» Available data
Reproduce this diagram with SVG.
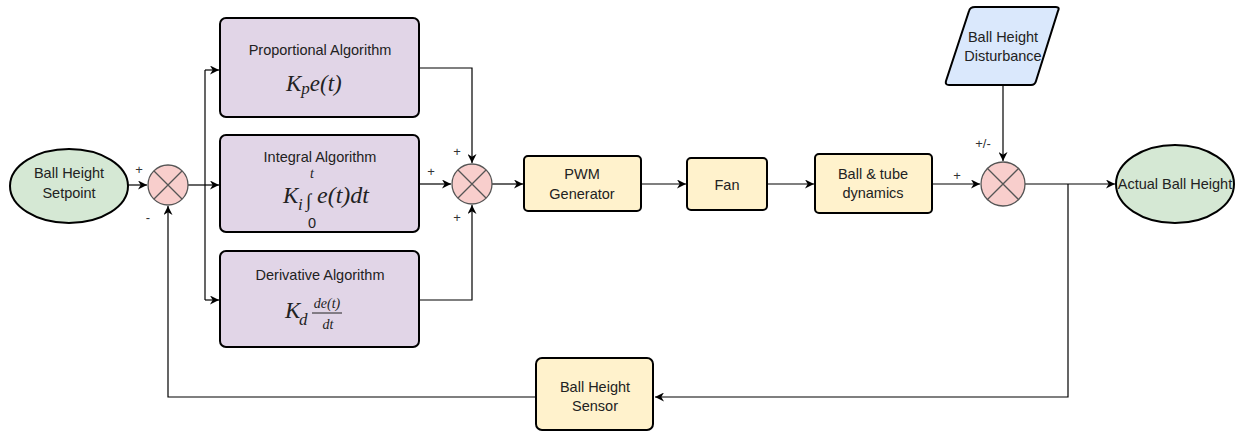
<svg xmlns="http://www.w3.org/2000/svg" width="1236" height="432" viewBox="0 0 1236 432">
<defs>
<marker id="arr" viewBox="0 0 10 10" refX="10" refY="5" markerWidth="9" markerHeight="9" markerUnits="userSpaceOnUse" orient="auto">
<path d="M0,0 L10,5 L0,10 L3,5 Z" fill="#000"/>
</marker>
<style>
.lbl{font-family:"Liberation Sans",Arial,sans-serif;font-size:14.5px;fill:#222;text-anchor:middle}
.sgn{font-family:"Liberation Sans",Arial,sans-serif;font-size:13px;fill:#333;text-anchor:middle}
.mth{font-family:"Liberation Serif","Times New Roman",serif;font-style:italic;fill:#222}
.up{font-style:normal}
.box{stroke:#000;stroke-width:2}
.pur{fill:#e1d5e7}
.yel{fill:#fff2cc}
.grn{fill:#d5e8d4;stroke:#000;stroke-width:2}
.sum{fill:#f8cecc;stroke:#555;stroke-width:1.3}
.x{stroke:#555;stroke-width:1.3}
.cn{fill:none;stroke:#000;stroke-width:1.2}
</style>
</defs>
<g id="connectors">
<path class="cn" d="M128,185 L147,185" marker-end="url(#arr)"/>
<path class="cn" d="M188,185 L205,185"/>
<path class="cn" d="M205,185 L219,185" marker-end="url(#arr)"/>
<path class="cn" d="M205,70 L205,300"/>
<path class="cn" d="M205,70 L219,70" marker-end="url(#arr)"/>
<path class="cn" d="M205,300 L219,300" marker-end="url(#arr)"/>
<path class="cn" d="M419,68 L472,68 L472,163" marker-end="url(#arr)"/>
<path class="cn" d="M419,300 L472,300 L472,205" marker-end="url(#arr)"/>
<path class="cn" d="M419,184 L451,184" marker-end="url(#arr)"/>
<path class="cn" d="M492,184 L523,184" marker-end="url(#arr)"/>
<path class="cn" d="M641,184 L686,184" marker-end="url(#arr)"/>
<path class="cn" d="M767,184 L814,184" marker-end="url(#arr)"/>
<path class="cn" d="M932,184 L980,184" marker-end="url(#arr)"/>
<path class="cn" d="M1003,86 L1003,161" marker-end="url(#arr)"/>
<path class="cn" d="M1025,184 L1115,184" marker-end="url(#arr)"/>
<path class="cn" d="M1068,184 L1068,397 L655,397" marker-end="url(#arr)"/>
<path class="cn" d="M536,397 L168,397 L168,206" marker-end="url(#arr)"/>
</g>
<g id="setpoint">
<ellipse class="grn" cx="69" cy="186" rx="59" ry="37"/>
<text class="lbl" x="69" y="178">Ball Height</text>
<text class="lbl" x="69" y="198">Setpoint</text>
</g>
<g id="sum1">
<circle class="sum" cx="168" cy="185" r="20"/>
<path class="x" d="M154,171 L182,199 M182,171 L154,199"/>
<text class="sgn" x="139" y="174">+</text>
<text class="sgn" x="148" y="222">-</text>
</g>
<g id="proportional">
<rect class="box pur" x="220" y="18" width="199" height="99" rx="6"/>
<text class="lbl" x="320" y="55">Proportional Algorithm</text>
<text class="mth" x="286" y="91" font-size="23">K<tspan font-size="17" dy="3">p</tspan><tspan dy="-3">e(t)</tspan></text>
</g>
<g id="integral">
<rect class="box pur" x="220" y="135" width="199" height="97" rx="6"/>
<text class="lbl" x="320" y="162">Integral Algorithm</text>
<text class="mth" x="312" y="178" font-size="14" text-anchor="middle">t</text>
<text class="mth" x="283" y="203" font-size="23">K</text>
<text class="mth" x="298" y="210" font-size="17">i</text>
<text class="mth up" x="306" y="207" font-size="19">∫</text>
<text class="mth" x="317" y="203" font-size="24">e(t)dt</text>
<text class="lbl" x="312" y="228" font-size="14">0</text>
</g>
<g id="derivative">
<rect class="box pur" x="220" y="251" width="199" height="96" rx="6"/>
<text class="lbl" x="320" y="280">Derivative Algorithm</text>
<text class="mth" x="285" y="318" font-size="23">K</text>
<text class="mth" x="299" y="325" font-size="17">d</text>
<text class="mth" x="327" y="308" font-size="14" text-anchor="middle">de(t)</text>
<line x1="312" y1="313" x2="342" y2="313" stroke="#222" stroke-width="1"/>
<text class="mth" x="328" y="329" font-size="14" text-anchor="middle">dt</text>
</g>
<g id="sum2">
<circle class="sum" cx="472" cy="184" r="20"/>
<path class="x" d="M458,170 L486,198 M486,170 L458,198"/>
<text class="sgn" x="431" y="176">+</text>
<text class="sgn" x="457" y="156">+</text>
<text class="sgn" x="457" y="222">+</text>
</g>
<g id="pwm">
<rect class="box yel" x="524" y="156" width="117" height="55" rx="4"/>
<text class="lbl" x="582" y="179">PWM</text>
<text class="lbl" x="582" y="199">Generator</text>
</g>
<g id="fan">
<rect class="box yel" x="687" y="158" width="80" height="52" rx="4"/>
<text class="lbl" x="727" y="190">Fan</text>
</g>
<g id="balltube">
<rect class="box yel" x="815" y="154" width="117" height="59" rx="4"/>
<text class="lbl" x="873" y="179">Ball &amp; tube</text>
<text class="lbl" x="873" y="198">dynamics</text>
</g>
<g id="sum3">
<circle class="sum" cx="1003" cy="184" r="22"/>
<path class="x" d="M987,168 L1019,200 M1019,168 L987,200"/>
<text class="sgn" x="957" y="180">+</text>
<text class="sgn" x="983" y="148">+/-</text>
</g>
<g id="disturbance">
<path d="M975,7 L1056,7 Q1060,7 1058,11 L1036,81 Q1035,85 1031,85 L949,85 Q945,85 946,81 L969,11 Q970,7 975,7 Z" fill="#dae8fc" stroke="#000" stroke-width="2"/>
<text class="lbl" x="1003" y="42">Ball Height</text>
<text class="lbl" x="1003" y="61">Disturbance</text>
</g>
<g id="actual">
<ellipse class="grn" cx="1175" cy="184" rx="59" ry="39"/>
<text class="lbl" x="1175" y="189">Actual Ball Height</text>
</g>
<g id="sensor">
<rect class="box yel" x="536" y="358" width="117" height="72" rx="6"/>
<text class="lbl" x="595" y="392">Ball Height</text>
<text class="lbl" x="595" y="411">Sensor</text>
</g>
</svg>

» Task to carry out
From the material above, reproduce everything verbatim except the pictures.

» Correct answer
Reproduce this diagram with SVG.
<svg xmlns="http://www.w3.org/2000/svg" width="1236" height="432" viewBox="0 0 1236 432">
<defs>
<marker id="arr" viewBox="0 0 10 10" refX="10" refY="5" markerWidth="9" markerHeight="9" markerUnits="userSpaceOnUse" orient="auto">
<path d="M0,0 L10,5 L0,10 L3,5 Z" fill="#000"/>
</marker>
<style>
.lbl{font-family:"Liberation Sans",Arial,sans-serif;font-size:14.5px;fill:#222;text-anchor:middle}
.sgn{font-family:"Liberation Sans",Arial,sans-serif;font-size:13px;fill:#333;text-anchor:middle}
.mth{font-family:"Liberation Serif","Times New Roman",serif;font-style:italic;fill:#222}
.up{font-style:normal}
.box{stroke:#000;stroke-width:2}
.pur{fill:#e1d5e7}
.yel{fill:#fff2cc}
.grn{fill:#d5e8d4;stroke:#000;stroke-width:2}
.sum{fill:#f8cecc;stroke:#555;stroke-width:1.3}
.x{stroke:#555;stroke-width:1.3}
.cn{fill:none;stroke:#000;stroke-width:1.2}
</style>
</defs>
<g id="connectors">
<path class="cn" d="M128,185 L147,185" marker-end="url(#arr)"/>
<path class="cn" d="M188,185 L205,185"/>
<path class="cn" d="M205,185 L219,185" marker-end="url(#arr)"/>
<path class="cn" d="M205,70 L205,300"/>
<path class="cn" d="M205,70 L219,70" marker-end="url(#arr)"/>
<path class="cn" d="M205,300 L219,300" marker-end="url(#arr)"/>
<path class="cn" d="M419,68 L472,68 L472,163" marker-end="url(#arr)"/>
<path class="cn" d="M419,300 L472,300 L472,205" marker-end="url(#arr)"/>
<path class="cn" d="M419,184 L451,184" marker-end="url(#arr)"/>
<path class="cn" d="M492,184 L523,184" marker-end="url(#arr)"/>
<path class="cn" d="M641,184 L686,184" marker-end="url(#arr)"/>
<path class="cn" d="M767,184 L814,184" marker-end="url(#arr)"/>
<path class="cn" d="M932,184 L980,184" marker-end="url(#arr)"/>
<path class="cn" d="M1003,86 L1003,161" marker-end="url(#arr)"/>
<path class="cn" d="M1025,184 L1115,184" marker-end="url(#arr)"/>
<path class="cn" d="M1068,184 L1068,397 L655,397" marker-end="url(#arr)"/>
<path class="cn" d="M536,397 L168,397 L168,206" marker-end="url(#arr)"/>
</g>
<g id="setpoint">
<ellipse class="grn" cx="69" cy="186" rx="59" ry="37"/>
<text class="lbl" x="69" y="178">Ball Height</text>
<text class="lbl" x="69" y="198">Setpoint</text>
</g>
<g id="sum1">
<circle class="sum" cx="168" cy="185" r="20"/>
<path class="x" d="M154,171 L182,199 M182,171 L154,199"/>
<text class="sgn" x="139" y="174">+</text>
<text class="sgn" x="148" y="222">-</text>
</g>
<g id="proportional">
<rect class="box pur" x="220" y="18" width="199" height="99" rx="6"/>
<text class="lbl" x="320" y="55">Proportional Algorithm</text>
<text class="mth" x="286" y="91" font-size="23">K<tspan font-size="17" dy="3">p</tspan><tspan dy="-3">e(t)</tspan></text>
</g>
<g id="integral">
<rect class="box pur" x="220" y="135" width="199" height="97" rx="6"/>
<text class="lbl" x="320" y="162">Integral Algorithm</text>
<text class="mth" x="312" y="178" font-size="14" text-anchor="middle">t</text>
<text class="mth" x="283" y="203" font-size="23">K</text>
<text class="mth" x="298" y="210" font-size="17">i</text>
<text class="mth up" x="306" y="207" font-size="19">∫</text>
<text class="mth" x="317" y="203" font-size="24">e(t)dt</text>
<text class="lbl" x="312" y="228" font-size="14">0</text>
</g>
<g id="derivative">
<rect class="box pur" x="220" y="251" width="199" height="96" rx="6"/>
<text class="lbl" x="320" y="280">Derivative Algorithm</text>
<text class="mth" x="285" y="318" font-size="23">K</text>
<text class="mth" x="299" y="325" font-size="17">d</text>
<text class="mth" x="327" y="308" font-size="14" text-anchor="middle">de(t)</text>
<line x1="312" y1="313" x2="342" y2="313" stroke="#222" stroke-width="1"/>
<text class="mth" x="328" y="329" font-size="14" text-anchor="middle">dt</text>
</g>
<g id="sum2">
<circle class="sum" cx="472" cy="184" r="20"/>
<path class="x" d="M458,170 L486,198 M486,170 L458,198"/>
<text class="sgn" x="431" y="176">+</text>
<text class="sgn" x="457" y="156">+</text>
<text class="sgn" x="457" y="222">+</text>
</g>
<g id="pwm">
<rect class="box yel" x="524" y="156" width="117" height="55" rx="4"/>
<text class="lbl" x="582" y="179">PWM</text>
<text class="lbl" x="582" y="199">Generator</text>
</g>
<g id="fan">
<rect class="box yel" x="687" y="158" width="80" height="52" rx="4"/>
<text class="lbl" x="727" y="190">Fan</text>
</g>
<g id="balltube">
<rect class="box yel" x="815" y="154" width="117" height="59" rx="4"/>
<text class="lbl" x="873" y="179">Ball &amp; tube</text>
<text class="lbl" x="873" y="198">dynamics</text>
</g>
<g id="sum3">
<circle class="sum" cx="1003" cy="184" r="22"/>
<path class="x" d="M987,168 L1019,200 M1019,168 L987,200"/>
<text class="sgn" x="957" y="180">+</text>
<text class="sgn" x="983" y="148">+/-</text>
</g>
<g id="disturbance">
<path d="M975,7 L1056,7 Q1060,7 1058,11 L1036,81 Q1035,85 1031,85 L949,85 Q945,85 946,81 L969,11 Q970,7 975,7 Z" fill="#dae8fc" stroke="#000" stroke-width="2"/>
<text class="lbl" x="1003" y="42">Ball Height</text>
<text class="lbl" x="1003" y="61">Disturbance</text>
</g>
<g id="actual">
<ellipse class="grn" cx="1175" cy="184" rx="59" ry="39"/>
<text class="lbl" x="1175" y="189">Actual Ball Height</text>
</g>
<g id="sensor">
<rect class="box yel" x="536" y="358" width="117" height="72" rx="6"/>
<text class="lbl" x="595" y="392">Ball Height</text>
<text class="lbl" x="595" y="411">Sensor</text>
</g>
</svg>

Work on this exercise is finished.